Despite an extremely tight race and some expectations that Joe Biden would gain ground among Hispanics in Florida (in a similar fashion to Hillary Clinton’s 62 percent Latino support in 2016), the state went to Donald Trump.
The state’s large and diverse Hispanic population — estimated at 5.7 million — seems to have played a major role in which way Florida leaned. According to the latest projections, Trump garnered 55 percent of Florida’s Cuban American vote (up an estimated 1 percentage point from 2016), a surprising 30 percent of the state’s Puerto Rican vote, which has tended to lean Democratic, and an estimated 48 percent of Latinos from Central and South America and the Caribbean. This diversity among Florida’s large immigrant communities have made the state fascinating to examine and critical to electoral politics.
As a reminder of just how heated the Florida contest can get, in 2016 Trump won the state by just over 1 percentage point, around 100,000 votes. Trump’s win this year appears to be by a margin of just over 375,000 votes. It’s interesting to note that four years ago, Florida’s Hispanic community represented roughly 14 percent of the state’s eligible voters. Today it is estimated at 20 percent, a gain that may have worked in Trump’s favor.
But what other factors were at play in Florida?
The Cuban-American community, which largely resides in Miami-Dade County, one of the state’s Southernmost districts and a region that proved critical to Trump’s Florida win, is still the state’s largest Latino cohort, representing almost 30 percent of the state’s Hispanic electorate. Though some generational differences have driven down GOP support in recent years, Cuban-Americans still largely lean right. In 2016, Trump won the Cuban vote by 13 percent. He made slight gains on that support this year. The Republican National Committee convention, in which two Cuban American speakers were featured, was indicative of the party’s understanding of the critical role this demographic would (and can) play.
But that’s not all that Trump did to court Cuban-American voters. In fact, his policy efforts were extensive. Beginning in 2017, Trump began to enact a series of measures aimed at reversing President Obama’s liberalization efforts with the island nation, calling them “one-sided” and without pressure to change Cuba’s human rights record. Given that the bulk of Obama’s Cuba measures were executed via executive order, these were somewhat easy to unravel. Since then, the Trump administration has implemented restrictions on travel and remittances, implemented sanctions on financial, trade and business transactions, allowed for lawsuits related to previously confiscated properties and ordered the curtailment of U.S. embassy operations in Havana. These measures no doubt resonated with members of the “historic exile” referring to those who left Cuba in the late 1950s and 1960s and were the most affected by Fidel Castro’s rise to power. The extent to which these new measures appealed to more recent Cuban arrivals is less certain and will be an important issue both parties should examine prior to the next presidential contest.

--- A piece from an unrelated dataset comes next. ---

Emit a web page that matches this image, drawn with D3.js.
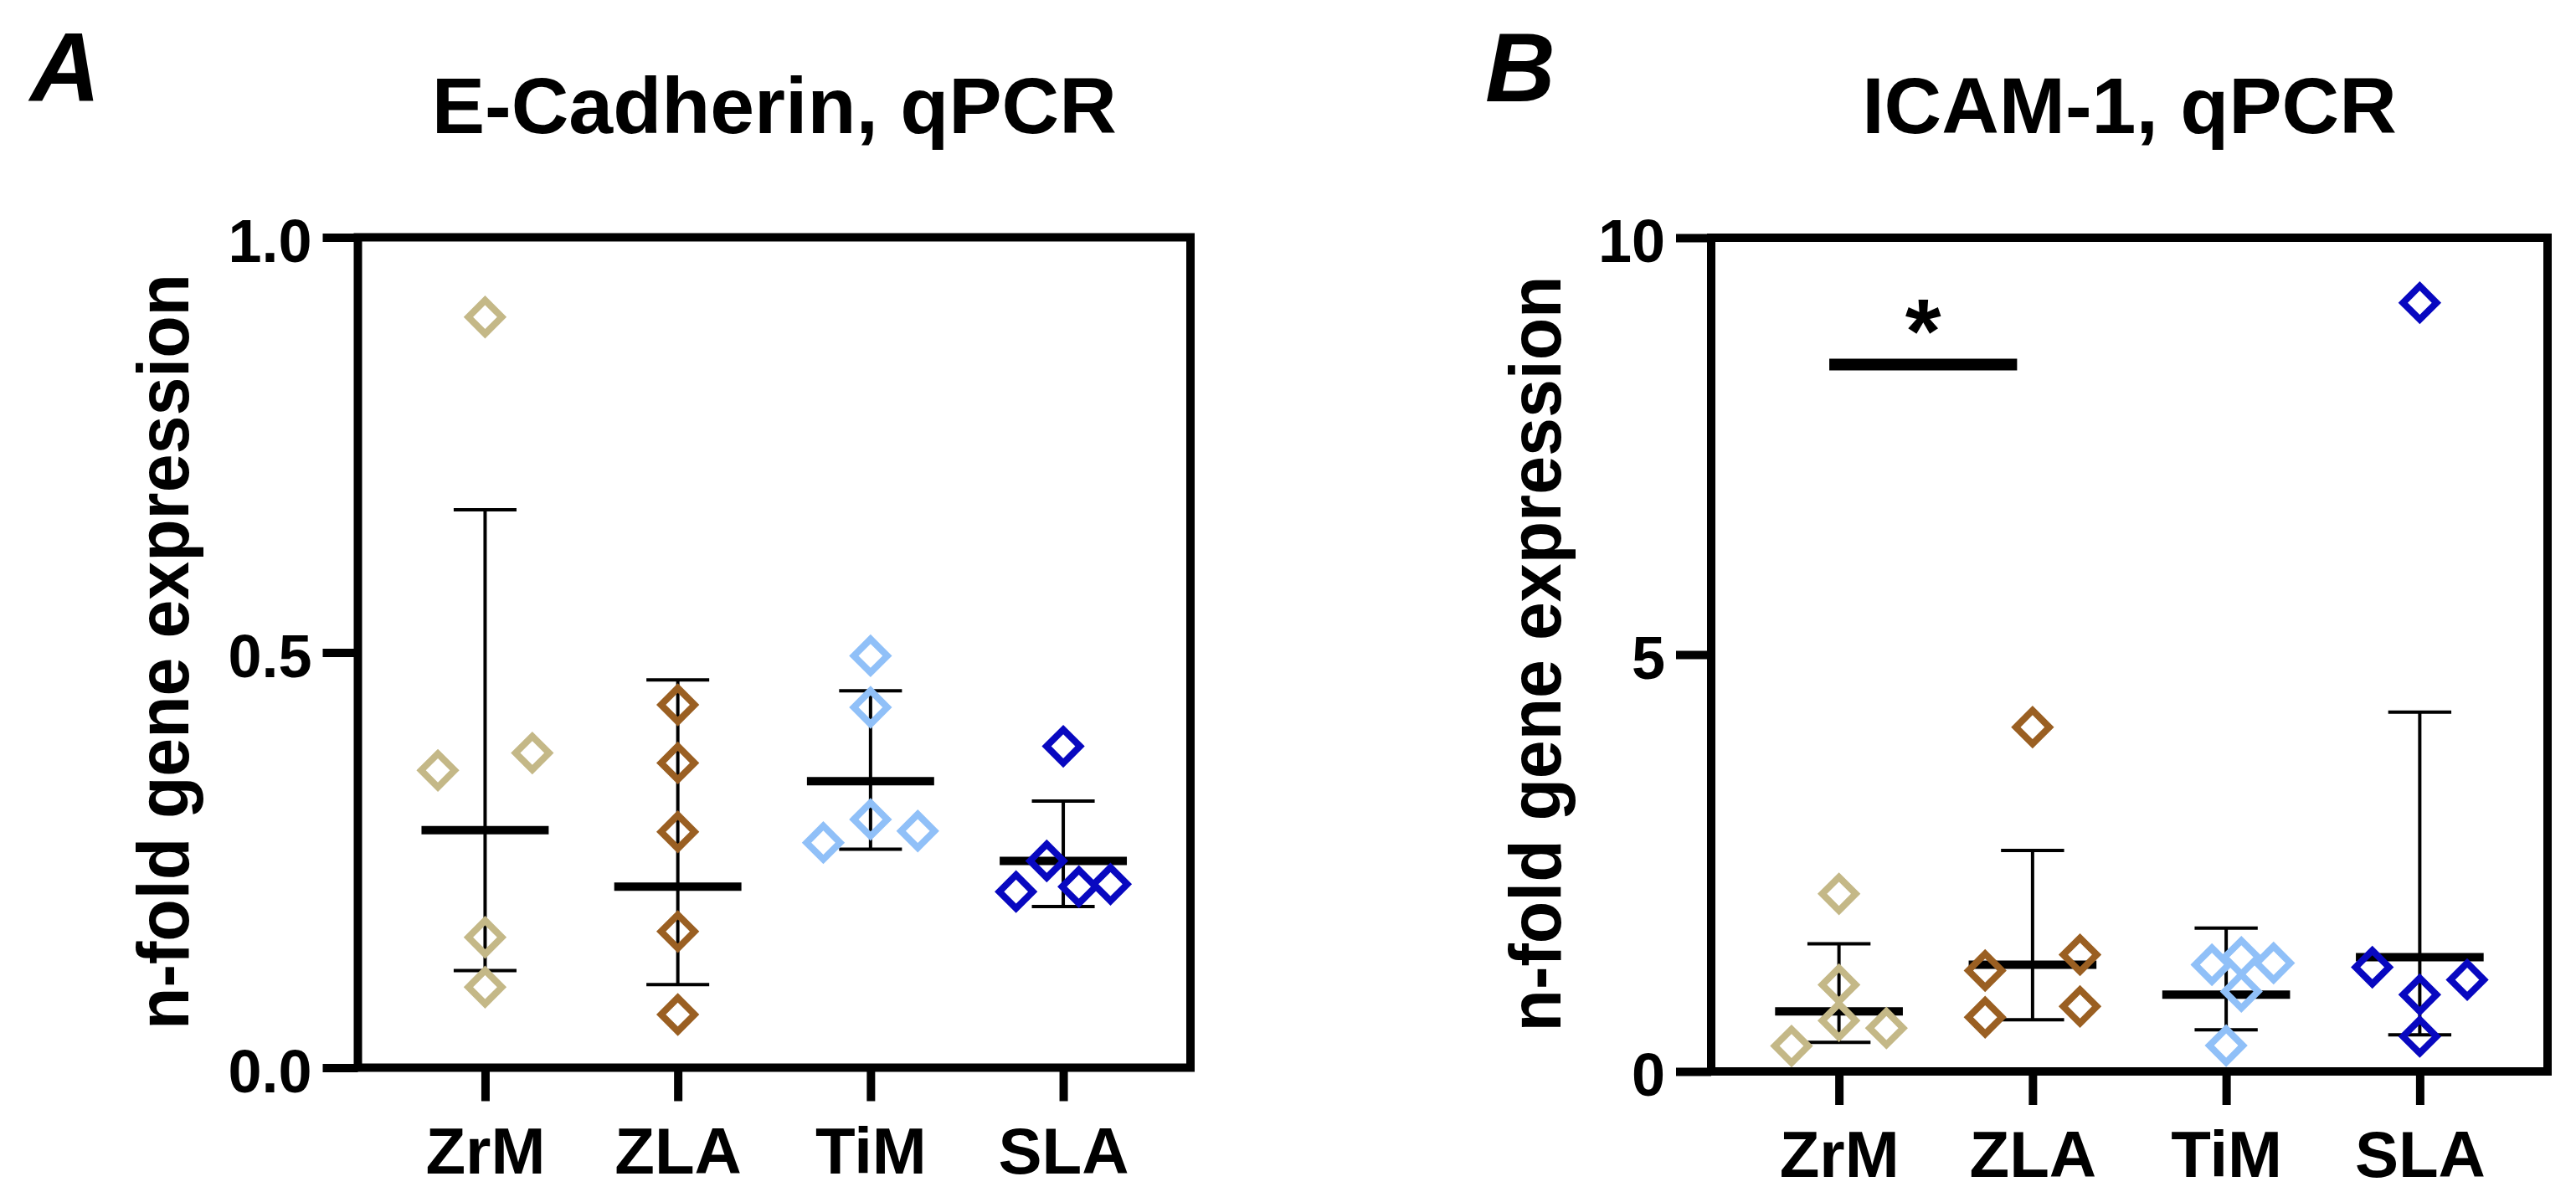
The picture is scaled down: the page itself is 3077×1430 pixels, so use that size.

Puerto Ricans make up Florida’s second largest Hispanic cohort, representing 27 percent of Florida’s Hispanic voters. They reside primarily in Central Florida, near Orlando, and have grown in numbers as a result of the devastation caused by Hurricane Maria in 2017. Puerto Ricans largely lean left, though there are some who argue that support for the GOP may be growing among some middle class and evangelical Puerto Ricans, and to some degree that seems to have played out.
The remaining 44 percent of Florida Hispanics voters represent a mix of voters of Central and South American origin. This last group includes Venezuela Americans, whom Trump also worked hard to win over. While they only represent 2 percent of the state’s Hispanic electorate, they are a rapidly growing demographic fueled by the failed policies of the Nicolas Maduro regime. While Trump’s efforts towards Venezuela have not yielded their intended outcome, these hard line policies likely paid dividends for him. These measures include U.S. recognition of opposition leader Juan Guaido as president, backing of the 2019 failed uprising against Maduro and enacting numerous sanctions.
In addition to understanding these important cohorts, there were other factors at play this year that will need to be weighed and considered in the weeks to come. As has been widely reported, Hispanics have been disproportionately affected by COVID-19 in terms of the number of infections as well as pandemic related employment layoffs — two trends that may have worked against Trump. But it’s also the case that in the year prior to the spread of COVID-19, Hispanic unemployment was at historic lows (near 4 percent), and for some Latino voters, that may have helped Trump recover their support.
Undoubtedly, there were lots of moving parts in this year’s election season making this an unsettling time for good predictions. And the diversity of Florida’s Hispanic mix in a crucial swing state make forecasting all the more challenging. But a detailed understanding of Latino cohorts, their preferences and unique political histories, can go a long way towards predicting voter trends.
As the nation’s Hispanic population continues to grow in the years and decades to come, future election outcomes will depend on this nuanced understanding and both parties would be wise to pay attention.
Cristina Lopez-Gottardi, PhD, is an assistant professor and research director for Public and Policy Program at The Miller Center at the University of Virginia.